Treat your trump Ace as a nuclear weapon: once it lands on top of the pile, anyone who refuses to beat it picks up the WHOLE pile, often a game-ending punishment. Conserve your high trumps for the late round when they swing the most cards.

Information matters more than card strength. The defender's two-card turn is a planning puzzle: choose a follow-up card that puts the next player in the worst position. Skilled players track which trumps each opponent has played and refuse to beat low cards rather than burn a high trump prematurely.

Trivia & Fun Facts

The phrase 'svoi kozyri' has passed into everyday Russian as an idiom meaning 'to have one's own advantages' or 'each to their own strengths', a metaphor borrowed straight from the game's central rule that each player owns a personal trump suit.

  1. 01In Svoi Kozyri, what happens to a player who refuses to beat their own trump Ace when it sits on top of the play pile?
    Answer They must pick up the entire play pile, not just a fixed 3 or 5 cards; this makes the trump Ace the most dangerous card in the deck.

History & Culture

Svoi Kozyri is described in 19th-century Russian card-game manuals and is closely related to (and likely descended from) the broader Durak family of beating games that dominate Russian and Eastern European casual play. Its individual-trump-suit mechanic is unique among major card games and appears in only a handful of niche European and Asian games.

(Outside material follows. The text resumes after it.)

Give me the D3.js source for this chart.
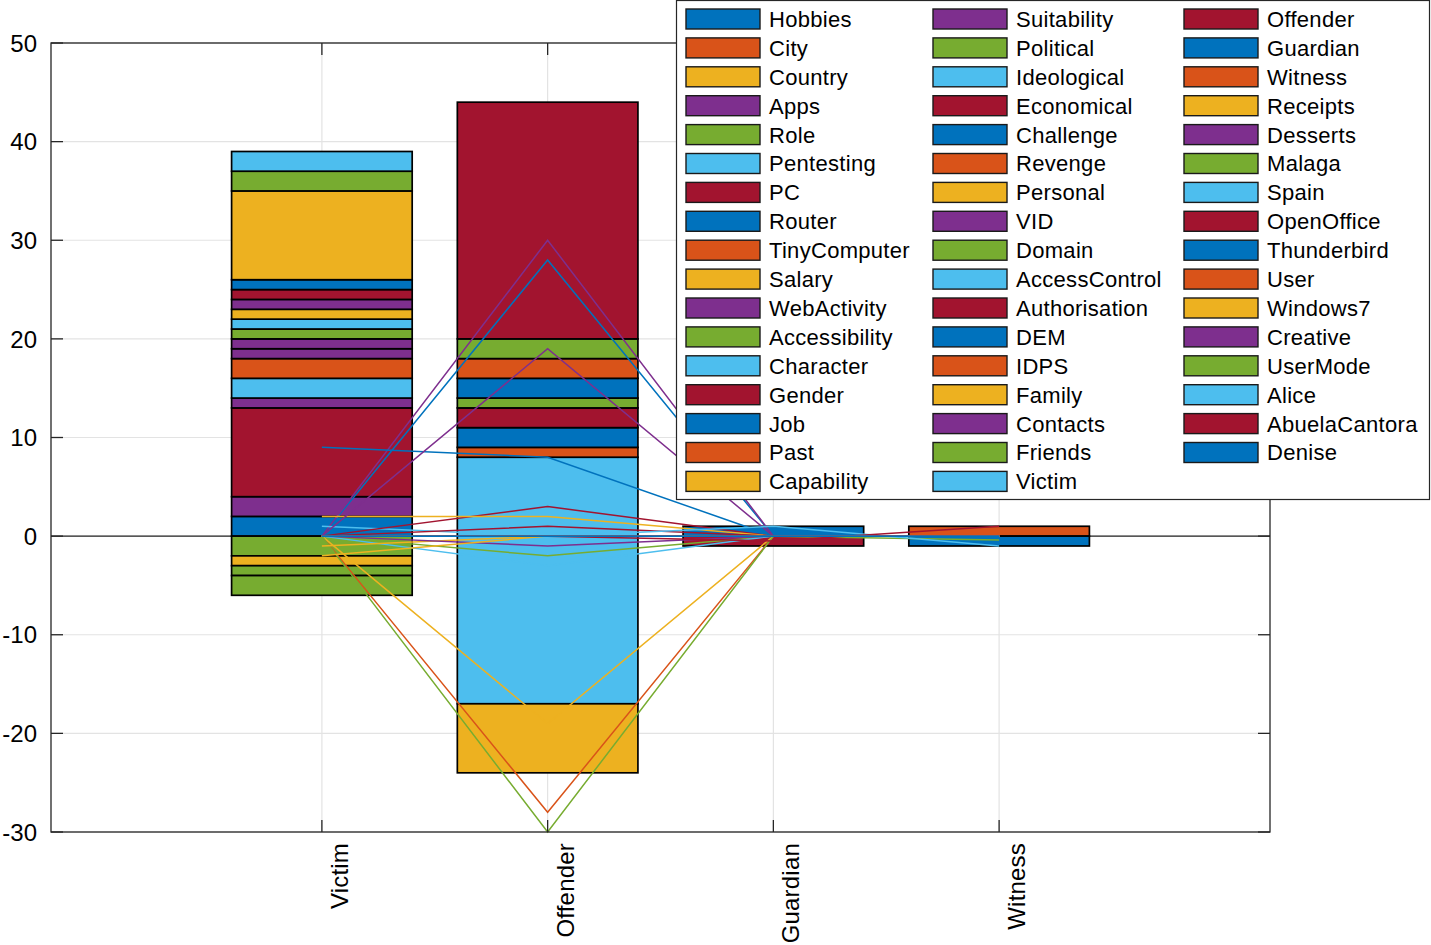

Svoi Kozyri is a fixture of Russian dacha and apartment-kitchen card culture, played alongside its more famous cousin Durak. It remains popular in informal settings throughout Russia, Belarus and Ukraine.

Variations & House Rules

Two-handed Svoi Kozyri assigns two trump suits per player. Blind assignment randomises trumps. The Kryt'-Navalivat' cousin allows beating with equal-rank cards, not just higher ones.

For learners, play with all trump assignments revealed and allow free verbal table talk for the first few rounds. For tougher play, agree to a 'silent' rule where no comments may be made during the round.